You could excuse quite a lot for that, but when the food came we didn't have to. Plaice is an underrated fish, a match for most when it's not long out of the sea. Two fillets were fried with a slick of rockpool-green parsley sauce, a classic combination that got the balance absolutely right. Fish soup in a wide, shallow bowl was thick, brick-coloured and tasted just the ticket. No fancy foreign flourishes of rouille or croutons; it came slopped, English-style, half in, half out of the bowl. Moules were as fresh, plump and smooth-skinned as a seaside landlady's daughter. For a pounds 1.50 supplement there are half-a-dozen oysters.

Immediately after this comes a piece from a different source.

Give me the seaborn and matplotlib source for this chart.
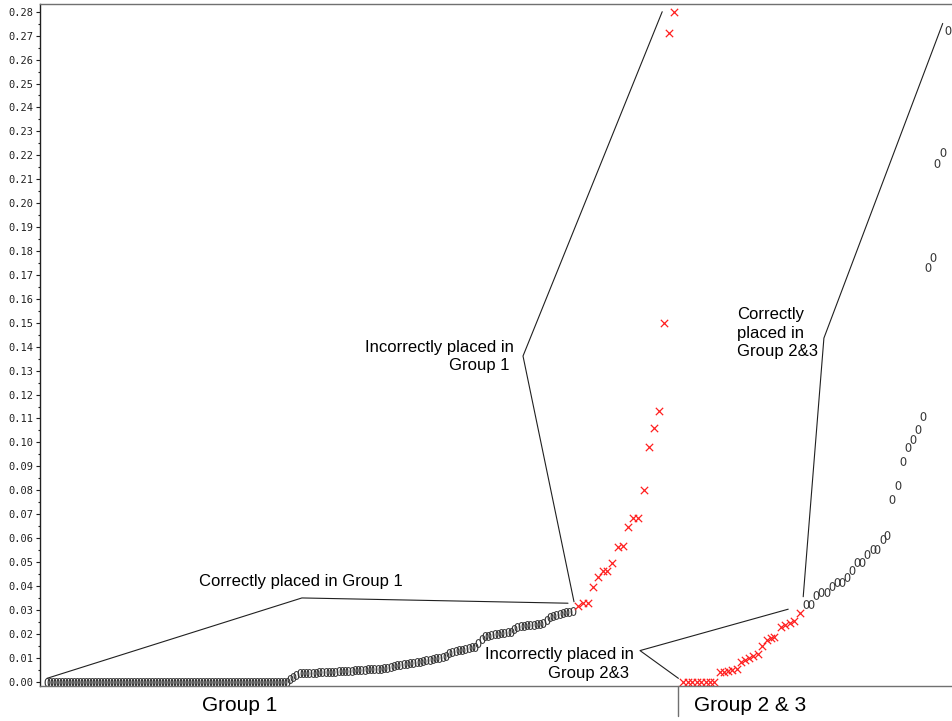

It is heartening to see herring roe and bacon on toast on the menu - economy ingredients in a time-honoured, comforting combination that's now rare, though the portion suggested rationing was still in force, and the cooking was uneven.

Though the fish stole the show, there were no complaints about the chargrilled chicken that came smeared with black-olive tapenade and with roast tomatoes. Calf's liver with Madeira sauce, and lamb with wild mushrooms and Puy lentils were also good. The chips were the business, as you'd expect when the fish is, too. And if creme brulee is another yardstick by which a restaurant can stand or fall, the Continental can hold its head up.

It all goes to show that despite the Continental's modish guise, old- fashioned values are thriving by the seaside, and at pounds 23 a head, our dinner was fantastic value

Hotel Continental, 29 Beach Walk, Whitstable, Kent (01227 280280). Lunch and dinner daily. Lunch pounds 9.50, dinner pounds 12.50. Service not included. All credit cards. Disabled access.

Bites

Whitstable Oyster Fishery Company Royal Native Oyster Stores The Horsebridge, Whitstable, Kent (01227 276856). Tue-Sun lunch and dinner. The restaurant that spawned the Whitstable empire, and now has the Continental to take the overflow, has an exceptional setting, a barely-done-up warehouse on the beach. Service can be erratic, there are two sittings for Sunday lunch and prices have gradually risen - though locally caught mackerel with apple sauce is pounds 8.50 - but nothing can detract from its rough-hewn briney magic.

Wife of Bath 4 Upper Bridge Street, Wye, Kent (01233 812540). Tue-Sat lunch and dinner. An all-rounder of long standing. Elegant but not extortionate, with a set-price dinner for pounds 23.50, a la carte lunch for around pounds 20, or a couple of courses from the Pilgrim's menu for pounds 10, the cooking puts local produce to fine straightforward use. For dinner, there's always fish from the Kent coast and some sort of game. Read's Painter's Forstal, Faversham, Kent (01795 535344). Tue-Sat lunch and dinner. The toast of east Kent, even if it doesn't look much from outside. Chef David Pitchford's skilled and seasonal cooking has been appreciated for 22 years, and the pounds 22 dinner menu currently available from Tuesday to Friday is a generous gesture to regulars. The other dinner menu is pounds 35, lunch pounds 18.50. Local produce stars in dishes lengthily and temptingly described: such as Romney Marsh lamb roasted pink with garlicky potatoes, ratatouille and rosemary-scented juice.